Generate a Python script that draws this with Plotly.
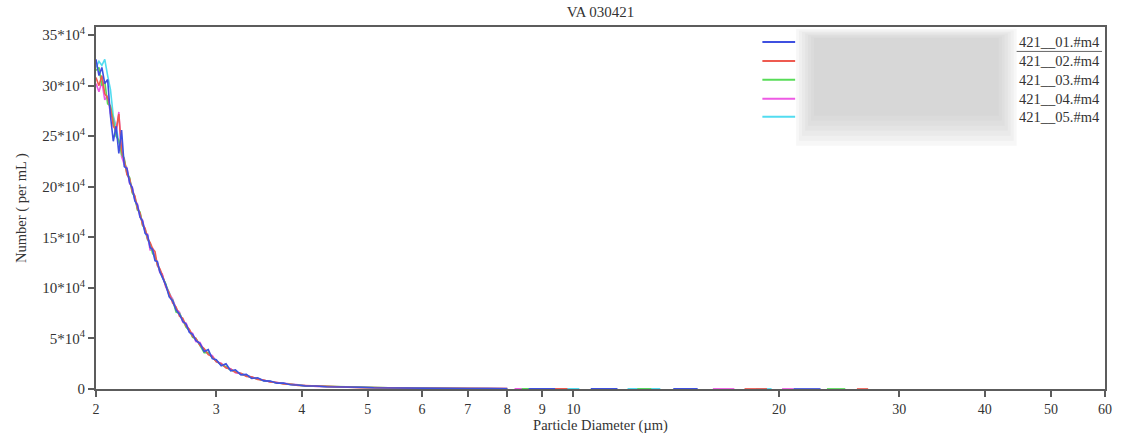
import plotly.graph_objects as go

# ---------------- data (values in units of 10^4 per mL) ----------------
title_text = "VA 030421"
series_names = ["VA 030421__01.#m4", "VA 030421__02.#m4", "VA 030421__03.#m4",
                "VA 030421__04.#m4", "VA 030421__05.#m4"]
legend_visible = ["421__01.#m4", "421__02.#m4", "421__03.#m4", "421__04.#m4", "421__05.#m4"]
series_colors = ["#3f50e0", "#ee5a50", "#58dc58", "#ee5ae4", "#52dcf0"]

diam = [2.00, 2.02, 2.04, 2.06, 2.08, 2.10, 2.12, 2.14, 2.16, 2.18, 2.20, 2.22, 2.24, 2.26, 2.28,
        2.30, 2.32, 2.34, 2.36, 2.38, 2.40, 2.42, 2.44, 2.46, 2.48, 2.50, 2.53, 2.56, 2.59, 2.62,
        2.65, 2.68, 2.71, 2.74, 2.77, 2.80, 2.84, 2.88, 2.92, 2.96, 3.00, 3.05, 3.10, 3.15, 3.20,
        3.26, 3.32, 3.38, 3.45, 3.52, 3.60, 3.68, 3.76, 3.85, 3.95, 4.05, 4.2, 4.35, 4.5, 4.7,
        4.9, 5.1, 5.35, 5.6, 5.9, 6.2, 6.6, 7.0, 7.5, 8.0]

s01 = [32.6, 31.0, 31.8, 30.2, 30.6, 27.0, 24.5, 26.0, 23.3, 25.6, 22.0, 21.8, 20.4, 19.9, 18.6,
       18.2, 17.0, 16.6, 15.4, 15.2, 14.0, 13.8, 12.7, 12.6, 11.6, 11.0, 10.3, 9.1, 8.7, 7.8,
       7.4, 6.7, 6.4, 5.6, 5.4, 4.8, 4.5, 3.7, 3.9, 3.0, 2.9, 2.3, 2.5, 1.8, 1.9,
       1.4, 1.45, 1.05, 1.1, 0.8, 0.78, 0.58, 0.6, 0.42, 0.4, 0.3, 0.3, 0.22, 0.22, 0.16,
       0.17, 0.12, 0.12, 0.09, 0.085, 0.06, 0.065, 0.045, 0.04, 0.03]
s02 = [30.8, 30.0, 31.0, 29.2, 28.8, 27.8, 26.0, 25.6, 27.2, 23.6, 22.6, 21.2, 20.8, 19.5, 19.1,
       17.8, 17.4, 16.2, 15.9, 14.8, 14.5, 13.9, 13.6, 12.2, 11.9, 11.3, 10.2, 9.5, 8.5, 8.1,
       7.2, 7.0, 6.2, 5.9, 5.2, 5.0, 4.3, 4.0, 3.4, 3.2, 2.7, 2.5, 2.1, 1.95, 1.65,
       1.55, 1.25, 1.2, 0.95, 0.88, 0.7, 0.64, 0.5, 0.47, 0.36, 0.33, 0.26, 0.24, 0.19, 0.18,
       0.14, 0.14, 0.1, 0.1, 0.075, 0.07, 0.055, 0.05, 0.035, 0.035]
s03 = [31.5, 31.8, 30.0, 30.4, 28.2, 28.0, 26.6, 25.0, 24.6, 23.2, 22.8, 21.3, 20.9, 19.4, 19.0,
       17.7, 17.5, 16.2, 15.8, 14.9, 14.4, 13.4, 13.1, 12.3, 11.7, 11.1, 10.4, 9.2, 8.8, 7.6,
       7.5, 6.8, 6.1, 5.8, 5.1, 5.0, 4.3, 3.6, 3.6, 3.1, 2.75, 2.4, 2.2, 1.85, 1.75,
       1.45, 1.35, 1.1, 1.02, 0.82, 0.74, 0.6, 0.55, 0.44, 0.39, 0.31, 0.28, 0.22, 0.21, 0.16,
       0.16, 0.12, 0.115, 0.09, 0.08, 0.065, 0.06, 0.045, 0.045, 0.03]
s04 = [30.2, 29.4, 30.4, 28.6, 29.0, 27.2, 26.8, 25.2, 27.4, 23.0, 22.2, 21.9, 20.3, 20.0, 18.7,
       18.3, 17.0, 16.7, 15.5, 15.3, 13.7, 13.9, 12.9, 12.5, 11.5, 11.4, 10.1, 9.4, 8.9, 7.9,
       7.6, 6.6, 6.5, 5.7, 5.5, 4.7, 4.6, 3.8, 3.5, 3.3, 2.7, 2.55, 2.1, 2.0, 1.6,
       1.5, 1.3, 1.15, 0.98, 0.86, 0.7, 0.63, 0.52, 0.46, 0.37, 0.34, 0.26, 0.23, 0.2, 0.17,
       0.15, 0.13, 0.105, 0.1, 0.08, 0.07, 0.06, 0.05, 0.04, 0.035]
s05 = [31.8, 32.4, 32.0, 32.6, 31.0, 29.6, 27.0, 26.0, 24.4, 24.0, 22.5, 21.6, 20.5, 19.6, 18.8,
       17.9, 17.3, 16.3, 15.6, 14.8, 14.2, 13.5, 13.1, 12.3, 11.8, 11.2, 10.3, 9.5, 8.7, 8.0,
       7.4, 6.8, 6.3, 5.7, 5.3, 4.9, 4.4, 3.9, 3.5, 3.1, 2.8, 2.45, 2.15, 1.9, 1.7,
       1.5, 1.3, 1.15, 1.0, 0.85, 0.72, 0.62, 0.53, 0.45, 0.38, 0.32, 0.27, 0.23, 0.2, 0.17,
       0.15, 0.13, 0.11, 0.095, 0.08, 0.07, 0.06, 0.05, 0.04, 0.035]

# sparse tail segments (None = gap, bins without counts)
tail01_x = [8.6, 9.4, None, 10.6, 11.6, None, 14.0, 15.2, None, 21.0, 23.0]
tail01_y = [0.03, 0.02, None, 0.02, 0.015, None, 0.012, 0.01, None, 0.008, 0.008]
tail02_x = [9.0, 9.8, None, 17.8, 19.2, None, 26.0, 27.0]
tail02_y = [0.025, 0.02, None, 0.01, 0.01, None, 0.006, 0.006]
tail03_x = [8.4, 8.9, None, 12.4, 13.0, None, 23.5, 25.0]
tail03_y = [0.03, 0.025, None, 0.012, 0.012, None, 0.008, 0.008]
tail04_x = [8.2, 8.8, None, 16.0, 17.2, None, 20.2, 21.0]
tail04_y = [0.03, 0.025, None, 0.01, 0.01, None, 0.008, 0.008]
tail05_x = [9.6, 10.2, None, 12.0, 13.4, None, 18.5, 19.5]
tail05_y = [0.02, 0.02, None, 0.012, 0.012, None, 0.01, 0.01]

x_tickvals = [2, 3, 4, 5, 6, 7, 8, 9, 10, 20, 30, 40, 50, 60]
y_tickvals = [0, 5, 10, 15, 20, 25, 30, 35]
y_ticktext = ["0"] + [f"{v}*10<sup>4</sup>" for v in y_tickvals[1:]]

# ---------------- figure ----------------
W, H = 1121, 438
L, R, T, B = 96, 1112, 27, 390
FONT = "Liberation Serif"
AX = "#5c5c5c"
TXT = "#333333"

def px2x(px):
    return (px - L) / (R - L)

def py2y(py):
    return (B - py) / (B - T)

main = [s01, s02, s03, s04, s05]
tails = [(tail01_x, tail01_y), (tail02_x, tail02_y), (tail03_x, tail03_y),
         (tail04_x, tail04_y), (tail05_x, tail05_y)]

fig = go.Figure()
for i in [4, 3, 2, 1, 0]:
    tx, ty = tails[i]
    fig.add_trace(go.Scatter(x=diam + [None] + tx, y=main[i] + [None] + ty, mode="lines",
                             name=series_names[i], showlegend=False,
                             line=dict(color=series_colors[i], width=1.6), connectgaps=False))

shapes = []
annotations = []
# legend (manual)
row_y = [42, 61, 80, 99, 117]
for i in range(5):
    shapes.append(dict(type="line", xref="paper", yref="paper",
                       x0=px2x(767), x1=px2x(800), y0=py2y(row_y[i]), y1=py2y(row_y[i]),
                       line=dict(color=series_colors[i], width=2)))
    annotations.append(dict(xref="paper", yref="paper", x=px2x(1109), y=py2y(row_y[i]),
                            xanchor="right", yanchor="middle", text=legend_visible[i],
                            showarrow=False, font=dict(family=FONT, size=14.5, color=TXT)))
# blurred (obscured) label area: stacked translucent rectangles for a soft edge
for k in range(7):
    x0, x1 = 801 + 3 * k, 1023 - 3 * k
    y0, y1 = 29 + 1.5 * k, 146 - 5 * k
    shapes.append(dict(type="rect", xref="paper", yref="paper", layer="above",
                       x0=px2x(x0), x1=px2x(x1), y0=py2y(y1), y1=py2y(y0),
                       fillcolor="rgba(190,190,190,0.13)", line=dict(width=0)))
shapes.append(dict(type="line", xref="paper", yref="paper", x0=px2x(1023), x1=px2x(1109),
                   y0=py2y(51.5), y1=py2y(51.5), line=dict(color="#666666", width=1)))

fig.update_layout(
    width=W, height=H,
    margin=dict(l=L, r=W - R, t=T, b=H - B, pad=0),
    paper_bgcolor="white", plot_bgcolor="white",
    title=dict(text=title_text, x=0.5, xref="paper", y=1 - 12 / H, yanchor="middle",
               font=dict(family=FONT, size=15, color=TXT)),
    font=dict(family=FONT, size=14, color=TXT),
    shapes=shapes, annotations=annotations,
    showlegend=False,
)
fig.update_xaxes(type="log", range=[0.30103, 1.77815], tickvals=x_tickvals,
                 ticktext=[str(v) for v in x_tickvals],
                 showgrid=False, zeroline=False, showline=True, linecolor=AX, linewidth=2,
                 mirror=True, ticks="outside", ticklen=6, tickwidth=2, tickcolor=AX,
                 tickfont=dict(family=FONT, size=14, color=TXT),
                 title=dict(text="Particle Diameter (µm)", standoff=2,
                            font=dict(family=FONT, size=14.5, color=TXT)))
fig.update_yaxes(range=[0, 35.8], tickvals=y_tickvals, ticktext=y_ticktext,
                 showgrid=False, zeroline=False, showline=True, linecolor=AX, linewidth=2,
                 mirror=True, ticks="outside", ticklen=6, tickwidth=2, tickcolor=AX,
                 tickfont=dict(family=FONT, size=15, color=TXT),
                 title=dict(text="Number ( per mL )", standoff=12,
                            font=dict(family=FONT, size=14.5, color=TXT)))

fig.write_html("out.html", config={"displayModeBar": False},
               post_script="document.body.style.margin='0px';document.body.style.overflow='hidden';")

__Task instructions__: Restate the data word for word from its first line through the line with "4.9, 5.1, 5.35, 5.6, 5.9, 6.2, 6.6, 7.0, 7.5, 8.0]", leaving out any picture along the way.

__Exercise solution__:
Generate a Python script that draws this with Plotly.
import plotly.graph_objects as go

# ---------------- data (values in units of 10^4 per mL) ----------------
title_text = "VA 030421"
series_names = ["VA 030421__01.#m4", "VA 030421__02.#m4", "VA 030421__03.#m4",
                "VA 030421__04.#m4", "VA 030421__05.#m4"]
legend_visible = ["421__01.#m4", "421__02.#m4", "421__03.#m4", "421__04.#m4", "421__05.#m4"]
series_colors = ["#3f50e0", "#ee5a50", "#58dc58", "#ee5ae4", "#52dcf0"]

diam = [2.00, 2.02, 2.04, 2.06, 2.08, 2.10, 2.12, 2.14, 2.16, 2.18, 2.20, 2.22, 2.24, 2.26, 2.28,
        2.30, 2.32, 2.34, 2.36, 2.38, 2.40, 2.42, 2.44, 2.46, 2.48, 2.50, 2.53, 2.56, 2.59, 2.62,
        2.65, 2.68, 2.71, 2.74, 2.77, 2.80, 2.84, 2.88, 2.92, 2.96, 3.00, 3.05, 3.10, 3.15, 3.20,
        3.26, 3.32, 3.38, 3.45, 3.52, 3.60, 3.68, 3.76, 3.85, 3.95, 4.05, 4.2, 4.35, 4.5, 4.7,
        4.9, 5.1, 5.35, 5.6, 5.9, 6.2, 6.6, 7.0, 7.5, 8.0]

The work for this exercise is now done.